Driving the news: Russian President Vladimir Putin announced during a TV interview on Saturday that Russia and Belarus have reached an agreement to deploy tactical nuclear weapons to Belarus, state news agency RIA Novosti reported.
- Russia would complete construction on a storage facility in Belarus for the tactical nuclear weapons by July 1, Putin added.
What they're saying: “We have not seen any indication that he has made good on this pledge or moved any nuclear weapons around," Kirby said.
- "We've in fact seen no indication he has any intention to use nuclear weapons, period, inside Ukraine," he added, noting that nothing so far has caused the U.S. to alter its own strategic deterrent posture.
State of play: NATO promptly criticized Russia's "dangerous and irresponsible" nuclear rhetoric in a statement on Sunday, adding that the alliance is monitoring the situation, Reuters reported.
- "We have not seen any changes in Russia's nuclear posture that would lead us to adjust our own," the statement added.
- Ukraine's Foreign Ministry on Sunday called for a meeting of the UN Security Council to be immediately convened in light of Putin's comments.
- "Making a statement about tactical nuclear weapons in Belarus, he admits that he is afraid of losing & all he can do is scare with tactics," Mykhailo Podolyak, an adviser to President Volodymyr Zelensky, tweeted Sunday, referring to Putin.

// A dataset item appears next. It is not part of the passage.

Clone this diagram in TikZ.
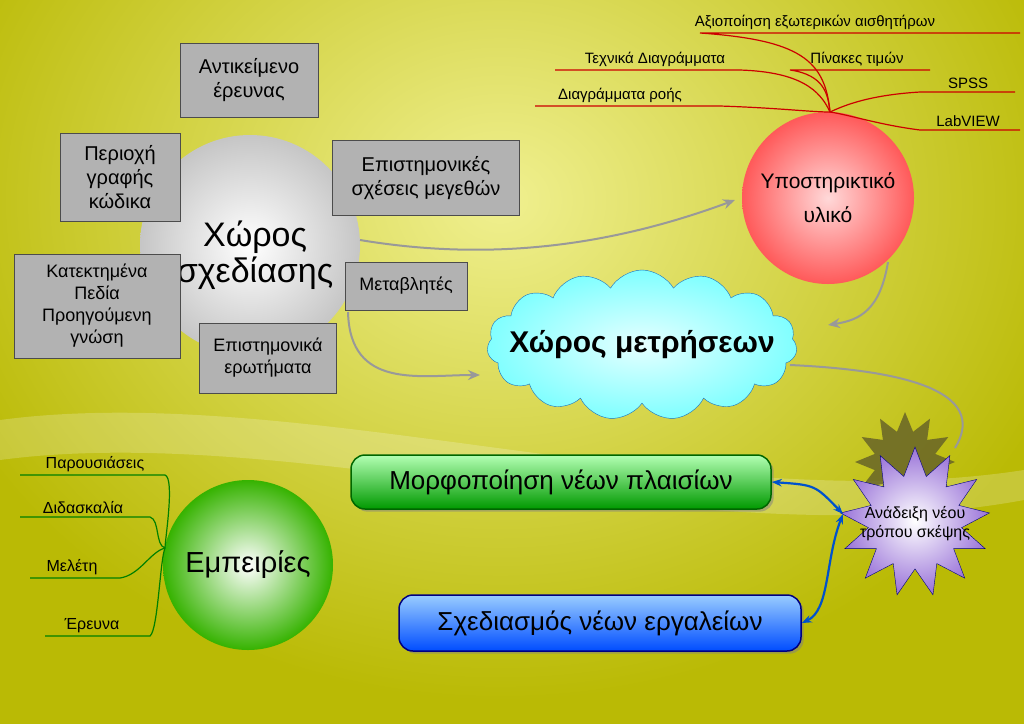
\documentclass[tikz,border=0pt]{standalone}
\usepackage{fontspec}
\setmainfont{Liberation Sans}
\usetikzlibrary{shapes.symbols,shapes.geometric,arrows.meta,shadows}
\definecolor{bgA}{HTML}{F0F090}
\definecolor{bgB}{HTML}{BABA05}
\tikzset{
 gbox/.style={draw=gray!60!black,fill=gray!60,align=center,font=\fontsize{20}{24}\selectfont,inner sep=5pt},
 garrow/.style={draw=gray!80,line width=2pt,-{Stealth[length=12pt,width=10pt]}},
 barrow/.style={draw=blue!60!cyan!80!black,line width=2.2pt,{Stealth[length=10pt]}-{Stealth[length=10pt]}},
 rline/.style={draw=red!80!black,line width=1.2pt},
 gline/.style={draw=green!50!black,line width=1.2pt},
 rlab/.style={font=\fontsize{15}{17}\selectfont,anchor=south},
 glab/.style={font=\fontsize{16}{18}\selectfont,anchor=south},
}
\begin{document}
\begin{tikzpicture}[x=1pt,y=-1pt]
\useasboundingbox (0,0) rectangle (1024,724);
\fill[bgB] (0,0) rectangle (1024,724);
\shade[inner color=bgA,outer color=bgB] (-100,-300) rectangle (1100,700);
\fill[white,opacity=0.2] (0,420) .. controls (300,380) and (700,520) .. (1024,470) -- (1024,500) .. controls (700,560) and (300,420) .. (0,460) -- cycle;
% gray sphere
\shade[inner color=white,outer color=gray!45] (250,245) circle (110);
\node[font=\fontsize{34}{36}\selectfont,align=center] (design) at (255,255) {Χώρος\\σχεδίασης};
\node[gbox,minimum width=138,minimum height=74] (obj) at (249,80) {Αντικείμενο\\έρευνας};
\node[gbox,minimum width=120,minimum height=88] (code) at (120,177) {Περιοχή\\γραφής\\κώδικα};
\node[gbox,minimum width=187,minimum height=75] (rel) at (426,178) {Επιστημονικές\\σχέσεις μεγεθών};
\node[gbox,minimum width=166,minimum height=104,font=\fontsize{18}{22}\selectfont] (prev) at (97,306) {Κατεκτημένα\\Πεδία\\Προηγούμενη\\γνώση};
\node[gbox,minimum width=122,minimum height=48,font=\fontsize{18}{22}\selectfont] (var) at (406,286) {Μεταβλητές};
\node[gbox,minimum width=137,minimum height=70,font=\fontsize{18}{22}\selectfont] (q) at (268,358) {Επιστημονικά\\ερωτήματα};
% red sphere
\shade[inner color=red!15,outer color=red!65] (828,198) circle (86);
\node[font=\fontsize{21}{34}\selectfont,align=center] (sup) at (828,198) {Υποστηρικτικό\\υλικό};
% cloud
\node[cloud,cloud puffs=15,cloud puff arc=120,aspect=2,minimum width=310,minimum height=150,inner sep=0pt,draw=cyan!50!blue,inner color=cyan!10,outer color=cyan!50] (cloud) at (642,345) {};
\node[font=\bfseries\fontsize{30}{32}\selectfont] (cloudl) at (cloud.center) {Χώρος μετρήσεων};
% stars
\node[star,star points=12,star point ratio=1.6,minimum size=100,inner sep=0pt,fill=olive!60!black,opacity=0.8] (starb) at (905,462) {};
\node[star,star points=13,star point ratio=1.6,minimum size=150,inner sep=0pt,draw=blue!50!black,inner color=white,outer color=blue!45!violet!55] (star) at (915,522) {};
\node[align=center,font=\fontsize{16}{19}\selectfont] (starl) at (915,524) {Ανάδειξη νέου\\τρόπου σκέψης};
% green/blue boxes
\node[rounded corners=14,draw=green!40!black,line width=1.5pt,top color=green!30,bottom color=green!60!black,minimum width=420,minimum height=54,font=\fontsize{26}{28}\selectfont,drop shadow] (form) at (561,482) {Μορφοποίηση νέων πλαισίων};
\node[rounded corners=14,draw=blue!50!black,line width=1.5pt,top color=cyan!50!blue!40,bottom color=blue!70!cyan,minimum width=402,minimum height=56,font=\fontsize{26}{28}\selectfont,drop shadow] (tools) at (600,623) {Σχεδιασμός νέων εργαλείων};
% green sphere
\shade[inner color=white,outer color=green!60!lime!70!black] (248,565) circle (85);
\node[font=\fontsize{29}{32}\selectfont] (exp) at (248,565) {Εμπειρίες};
% arrows
\draw[garrow] (360,240) .. controls (480,260) and (600,250) .. (735,200);
\draw[garrow] (348,312) .. controls (350,390) and (420,375) .. (480,375);
\draw[garrow] (888,262) .. controls (880,310) and (860,320) .. (828,325);
\draw[gray!80,line width=2pt] (790,365) .. controls (900,370) and (990,390) .. (955,448);
\coordinate (sj) at (843,514);
\draw[barrow] (form.east) .. controls (815,485) .. (sj);
\draw[barrow] (sj) .. controls (825,560) and (830,610) .. (tools.east);
% red tree
\coordinate (rj) at (830,112);
\node[rlab] (t1) at (815,33) {Αξιοποίηση εξωτερικών αισθητήρων};
\node[rlab] (t2) at (655,70) {Τεχνικά Διαγράμματα};
\node[rlab] (t3) at (857,70) {Πίνακες τιμών};
\node[rlab] (t4) at (968,92) {SPSS};
\node[rlab] (t5) at (620,106) {Διαγράμματα ροής};
\node[rlab] (t6) at (968,130) {LabVIEW};
\draw[rline] (1020,33) -- (700,33) .. controls (800,40) and (825,60) .. (rj);
\draw[rline] (555,70) -- (740,70) .. controls (800,72) and (820,90) .. (rj);
\draw[rline] (930,70) -- (790,70) .. controls (825,75) and (828,95) .. (rj);
\draw[rline] (1015,92) -- (920,92) .. controls (870,95) and (845,105) .. (rj);
\draw[rline] (535,106) -- (720,106) .. controls (780,108) and (810,112) .. (rj);
\draw[rline] (1020,130) -- (920,130) .. controls (880,125) and (850,115) .. (rj);
% green tree
\coordinate (gj) at (165,548);
\node[glab] (p1) at (95,475) {Παρουσιάσεις};
\node[glab] (p2) at (83,517) {Διδασκαλία};
\node[glab] (p3) at (72,578) {Μελέτη};
\node[glab] (p4) at (92,636) {Έρευνα};
\draw[gline] (20,475) -- (165,475) .. controls (175,478) and (165,540) .. (gj);
\draw[gline] (20,517) -- (150,517) .. controls (160,520) and (155,545) .. (gj);
\draw[gline] (30,578) -- (120,578) .. controls (140,575) and (150,552) .. (gj);
\draw[gline] (45,636) -- (150,636) .. controls (158,630) and (160,560) .. (gj);
\end{tikzpicture}
\end{document}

Worth noting: So-called "tactical" nuclear weapons are considered "low-yield" only because other nuclear weapons have become unimaginably powerful, Axios' Jacob Knutson writes.
- Tactical nuclear weapons are often used to achieve specific battlefield gains and differ from nuclear weapons that have the capacity to wipe out cities, according to Reuters.
- Russia used Belarus as one of its launching pads for the invasion of Ukraine last year.